***** ENTRIES SUPPLIED
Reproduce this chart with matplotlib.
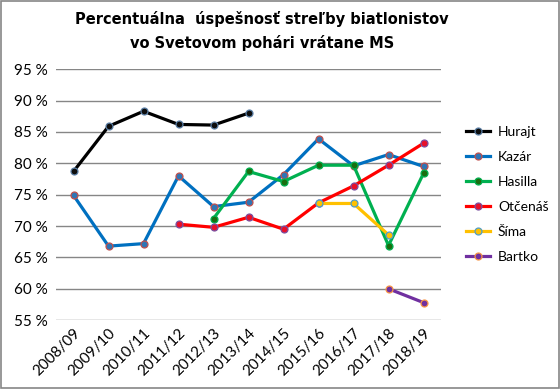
# Import libraries
import numpy as np
import matplotlib
matplotlib.use("Agg")
import matplotlib.pyplot as plt

# Seasons on the x axis
seasons = [
    "2008/09", "2009/10", "2010/11", "2011/12", "2012/13", "2013/14",
    "2014/15", "2015/16", "2016/17", "2017/18", "2018/19",
]

# Shooting accuracy in % (None = no data for that season)
hurajt = [78.7, 85.9, 88.3, 86.2, 86.1, 88.0, None, None, None, None, None]
kazar = [74.9, 66.8, 67.2, 78.0, 73.1, 73.8, 78.2, 83.9, 79.6, 81.4, 79.5]
hasilla = [None, None, None, None, 71.2, 78.7, 77.1, 79.7, 79.7, 66.9, 78.4]
otcenas = [None, None, None, 70.3, 69.8, 71.4, 69.5, 73.7, 76.4, 79.7, 83.2]
sima = [None, None, None, None, None, None, None, 73.6, 73.6, 68.6, None]
bartko = [None, None, None, None, None, None, None, None, None, 60.0, 57.8]

names = ["Hurajt", "Kazár", "Hasilla", "Otčenáš", "Šíma", "Bartko"]
series = [hurajt, kazar, hasilla, otcenas, sima, bartko]

# line colour, marker fill, marker edge
styles = [
    ("#000000", "#0d0d0d", "#5b7fa6"),
    ("#0070C0", "#2f75b5", "#c0504d"),
    ("#00B050", "#1a6e10", "#00B050"),
    ("#FF0000", "#e8102a", "#7a4fa0"),
    ("#FFC000", "#FFC000", "#4f9ec9"),
    ("#7030A0", "#7030A0", "#f79646"),
]

fig = plt.figure(figsize=(5.6, 3.89), dpi=100)
ax = fig.add_axes([0.1, 0.177, 0.6875, 0.645])

x = np.arange(len(seasons))
for name, vals, (lc, mf, me) in zip(names, series, styles):
    y = np.array([np.nan if v is None else v for v in vals], dtype=float)
    ax.plot(
        x, y,
        color=lc, linewidth=2.3,
        marker="o", markersize=5, markerfacecolor=mf,
        markeredgecolor=me, markeredgewidth=0.9,
        label=name,
    )

# Axes styling
ax.set_xlim(-0.5, len(seasons) - 0.5)
ax.set_ylim(55, 95)
ax.set_yticks(range(55, 96, 5))
ax.set_yticklabels([f"{v} %" for v in range(55, 96, 5)],
                   fontsize=11, family="Lato")
ax.set_xticks(x)
ax.set_xticklabels(seasons, rotation=45, ha="right",
                   rotation_mode="anchor", fontsize=11, family="Lato")
ax.tick_params(axis="both", length=0, pad=6)
ax.tick_params(axis="x", pad=4)
ax.grid(axis="y", color="#868686", linewidth=1)
ax.set_axisbelow(True)
for s in ax.spines.values():
    s.set_visible(False)

# Title
fig.text(0.468, 0.921,
         "Percentuálna  úspešnosť streľby biatlonistov\nvo Svetovom pohári vrátane MS",
         ha="center", va="center", fontsize=10.5, fontweight="bold",
         linespacing=1.6)

# Legend
fig.legend(
    loc="upper left", bbox_to_anchor=(0.81, 0.708),
    frameon=False, prop={"family": "Lato", "size": 10},
    handlelength=1.75, labelspacing=0.93, handletextpad=0.55,
)

# Outer border
fig.patches.append(plt.Rectangle((0.002, 0.002), 0.996, 0.996,
                                 transform=fig.transFigure, fill=False,
                                 edgecolor="#868686", linewidth=1.2))

fig.savefig("out.png", dpi=100)
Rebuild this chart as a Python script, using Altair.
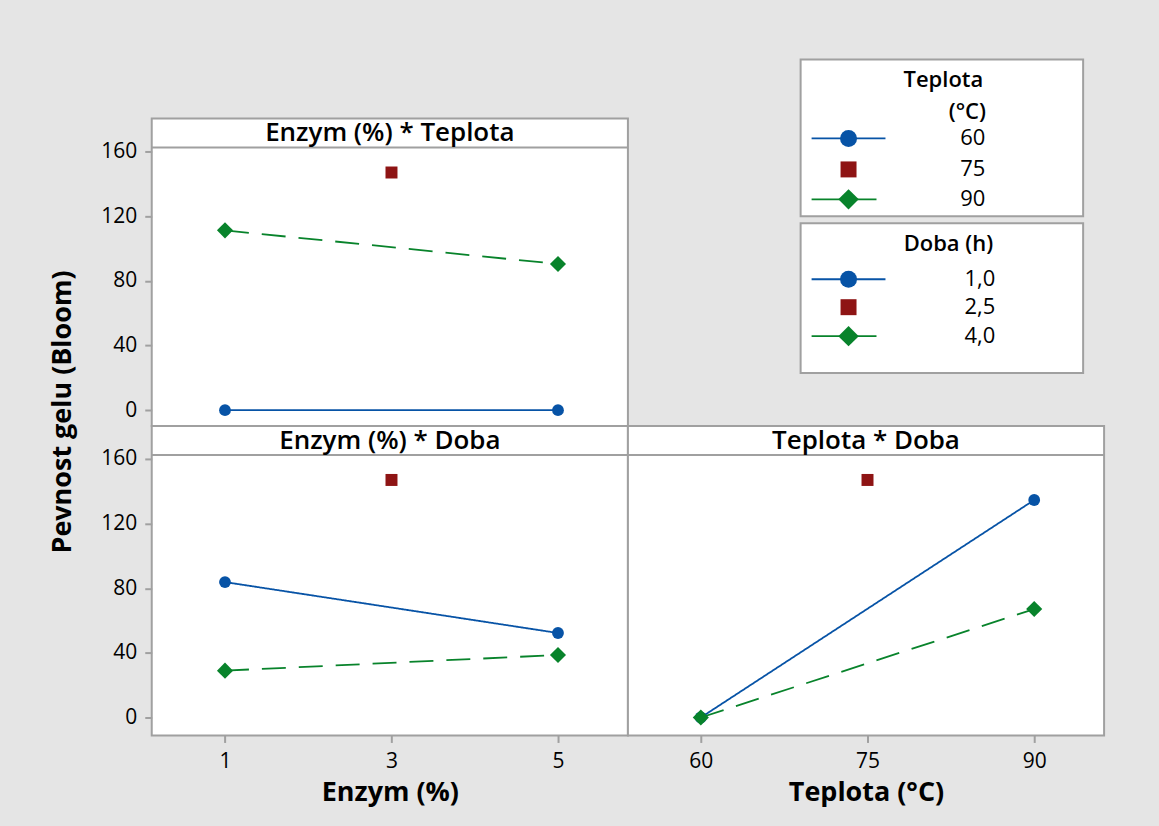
import altair as alt
import pandas as pd

# ---------------- data ----------------
enzym_levels = [1, 3, 5]
teplota_levels = [60, 75, 90]
teplota_labels = ["60", "75", "90"]
doba_labels = ["1,0", "2,5", "4,0"]

# Enzym (%) * Teplota  (series = Teplota)
et_60 = [0.0, 0.0]        # at Enzym 1, 5
et_75 = [147.0]           # at Enzym 3
et_90 = [111.2, 90.4]     # at Enzym 1, 5
# Enzym (%) * Doba  (series = Doba)
ed_10 = [83.8, 52.3]
ed_25 = [147.0]
ed_40 = [29.0, 38.7]
# Teplota * Doba  (series = Doba)
td_10 = [0.0, 134.6]      # at Teplota 60, 90
td_25 = [147.0]           # at Teplota 75
td_40 = [0.0, 67.1]

LEVELS = ["L1", "L2", "L3"]
BLUE, RED, GREEN = "#0753a6", "#8e1414", "#08832b"
FRAME = "#a0a0a0"
FONT = "Open Sans"
SHAPES = ["circle", "square", "diamond"]
PLOT_SIZES = [140, 144, 260]
LEG_SIZES = [290, 256, 420]


def rows(xs, ys, level):
    return [{"x": a, "y": b, "level": level} for a, b in zip(xs, ys)]


ends_e = [enzym_levels[0], enzym_levels[-1]]
mid_e = [enzym_levels[1]]
ends_t = [teplota_levels[0], teplota_levels[-1]]
mid_t = [teplota_levels[1]]

df_et = pd.DataFrame(rows(ends_e, et_60, "L1") + rows(mid_e, et_75, "L2") + rows(ends_e, et_90, "L3"))
df_ed = pd.DataFrame(rows(ends_e, ed_10, "L1") + rows(mid_e, ed_25, "L2") + rows(ends_e, ed_40, "L3"))
df_td = pd.DataFrame(rows(ends_t, td_10, "L1") + rows(mid_t, td_25, "L2") + rows(ends_t, td_40, "L3"))

# ---------------- layout constants ----------------
PW = 477
H_TOP = 308
H_BOT = 310
STRIP = 29

color = alt.Color("level:N", scale=alt.Scale(domain=LEVELS, range=[BLUE, RED, GREEN]), legend=None)
dash = alt.StrokeDash("level:N", scale=alt.Scale(domain=LEVELS, range=[[1, 0], [1, 0], [24, 13]]), legend=None)


def point_layers(data, x, y, sizes):
    out = []
    for lev, shp, sz in zip(LEVELS, SHAPES, sizes):
        out.append(alt.Chart(data).transform_filter(alt.datum.level == lev).mark_point(
            shape=shp, size=sz, filled=True, opacity=1).encode(x=x, y=y, color=color))
    return out


def panel(df, xdom, xvals, ydom, height, strip_title, xtitle=None, show_yaxis=True, extra=None):
    if xtitle is None:
        xenc = alt.X("x:Q", scale=alt.Scale(domain=xdom, nice=False, zero=False), axis=None)
    else:
        xenc = alt.X("x:Q", scale=alt.Scale(domain=xdom, nice=False, zero=False),
                     axis=alt.Axis(values=xvals, title=xtitle, format="d"))
    if show_yaxis:
        yenc = alt.Y("y:Q", scale=alt.Scale(domain=ydom, nice=False, zero=False),
                     axis=alt.Axis(values=[0, 40, 80, 120, 160], title=None))
    else:
        yenc = alt.Y("y:Q", scale=alt.Scale(domain=ydom, nice=False, zero=False), axis=None)
    lines = alt.Chart(df).mark_line(strokeWidth=1.8).encode(
        x=xenc, y=yenc, color=color, strokeDash=dash, detail="level:N")
    one = pd.DataFrame({"t": [strip_title]})
    rule = alt.Chart(one).mark_rule(color=FRAME, strokeWidth=2).encode(
        x=alt.value(0), x2=alt.value(PW), y=alt.value(STRIP))
    txt = alt.Chart(one).mark_text(font=FONT, fontSize=26, fontWeight=600, color="black",
                                   align="center", baseline="middle").encode(
        text="t:N", x=alt.value(PW / 2), y=alt.value(STRIP / 2 + 0.5))
    layers = [lines] + point_layers(df, xenc, yenc, PLOT_SIZES) + [rule, txt]
    if extra is not None:
        layers.append(extra)
    return alt.layer(*layers).properties(width=PW, height=height)


ydom_top = [-9.8, 180.4]
ydom_bot = [-11.1, 180.4]

tl = panel(df_et, [0.12, 5.84], enzym_levels, ydom_top, H_TOP, "Enzym (%) * Teplota")

ytitle = alt.Chart(pd.DataFrame({"t": ["Pevnost gelu (Bloom)"]})).mark_text(
    font=FONT, fontSize=27, fontWeight="bold", color="black", angle=270,
    align="center", baseline="middle").encode(text="t:N", x=alt.value(-89), y=alt.value(-14))

bl = panel(df_ed, [0.12, 5.84], enzym_levels, ydom_bot, H_BOT, "Enzym (%) * Doba",
           xtitle="Enzym (%)", extra=ytitle)
br = panel(df_td, [53.44, 96.29], teplota_levels, ydom_bot, H_BOT, "Teplota * Doba",
           xtitle="Teplota (°C)", show_yaxis=False)

# ---------------- legend (drawn as its own chart) ----------------
BOX_X0, BOX_X1 = 173, 456
boxes = pd.DataFrame({"x0": [BOX_X0, BOX_X0], "x1": [BOX_X1, BOX_X1], "y0": [-59, 105], "y1": [98, 255]})
item_y = {0: [20, 51, 81], 1: [161, 189, 218]}
label_x = {0: 358, 1: 368}
group_labels = {0: teplota_labels, 1: doba_labels}
MK_X = 221
items = []
for g in (0, 1):
    for i, lev in enumerate(LEVELS):
        items.append({"py": item_y[g][i], "px": MK_X, "lx": label_x[g],
                      "label": group_labels[g][i], "level": lev,
                      "x0": 184, "x1": 258 if i == 0 else 249})
items = pd.DataFrame(items)
seg = items[items["level"] != "L2"]
titles = pd.DataFrame({"t": ["Teplota", "(°C)", "Doba (h)"], "px": [316, 340, 321], "py": [-39, -7, 126]})

px_enc = alt.X("px:Q", scale=None, axis=None)
py_enc = alt.Y("py:Q", scale=None, axis=None)

leg_boxes = alt.Chart(boxes).mark_rect(fill="white", stroke=FRAME, strokeWidth=2).encode(
    x=alt.X("x0:Q", scale=None, axis=None), x2="x1:Q",
    y=alt.Y("y0:Q", scale=None, axis=None), y2="y1:Q")
leg_lines = alt.Chart(seg).mark_rule(strokeWidth=1.8).encode(
    x=alt.X("x0:Q", scale=None, axis=None), x2="x1:Q", y=py_enc, color=color)
leg_pts = point_layers(items, px_enc, py_enc, LEG_SIZES)
leg_labels = alt.Chart(items).mark_text(font=FONT, fontSize=22, fontWeight=500, color="black",
                                        align="right", baseline="middle").encode(
    x=alt.X("lx:Q", scale=None, axis=None), y=py_enc, text="label:N")
leg_titles = alt.Chart(titles).mark_text(font=FONT, fontSize=22, fontWeight=600, color="black",
                                         align="center", baseline="middle").encode(
    x=px_enc, y=py_enc, text="t:N")

leg = alt.layer(leg_boxes, leg_lines, *leg_pts, leg_labels, leg_titles).properties(
    width=PW, height=H_TOP, view=alt.ViewBackground(fill="transparent", stroke="transparent"))

chart = alt.concat(tl, leg, bl, br, columns=2, spacing=0, align="each", bounds="flush").resolve_scale(
    x="independent", y="independent"
).properties(
    background="#e5e5e5",
    padding={"left": 47, "top": 57, "right": 53, "bottom": 20},
).configure_view(
    fill="white", stroke=FRAME, strokeWidth=2
).configure_axis(
    labelFont=FONT, labelFontSize=21, labelColor="black",
    tickColor=FRAME, tickWidth=2, tickSize=7, domain=False, grid=False,
    labelPadding=8, titleFont=FONT, titleFontSize=27, titleFontWeight="bold",
    titleColor="black", titlePadding=8
)

chart.save("out.html", embed_options={"renderer": "svg", "actions": False})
**********
WRITTEN TASK: Without any pictures, set down the lines from the one holding "Rebuild this chart" through the one holding "td_40 = [0.0, 67.1]".

WRITTEN ANSWER:
Rebuild this chart as a Python script, using Altair.
import altair as alt
import pandas as pd

# ---------------- data ----------------
enzym_levels = [1, 3, 5]
teplota_levels = [60, 75, 90]
teplota_labels = ["60", "75", "90"]
doba_labels = ["1,0", "2,5", "4,0"]

# Enzym (%) * Teplota  (series = Teplota)
et_60 = [0.0, 0.0]        # at Enzym 1, 5
et_75 = [147.0]           # at Enzym 3
et_90 = [111.2, 90.4]     # at Enzym 1, 5
# Enzym (%) * Doba  (series = Doba)
ed_10 = [83.8, 52.3]
ed_25 = [147.0]
ed_40 = [29.0, 38.7]
# Teplota * Doba  (series = Doba)
td_10 = [0.0, 134.6]      # at Teplota 60, 90
td_25 = [147.0]           # at Teplota 75
td_40 = [0.0, 67.1]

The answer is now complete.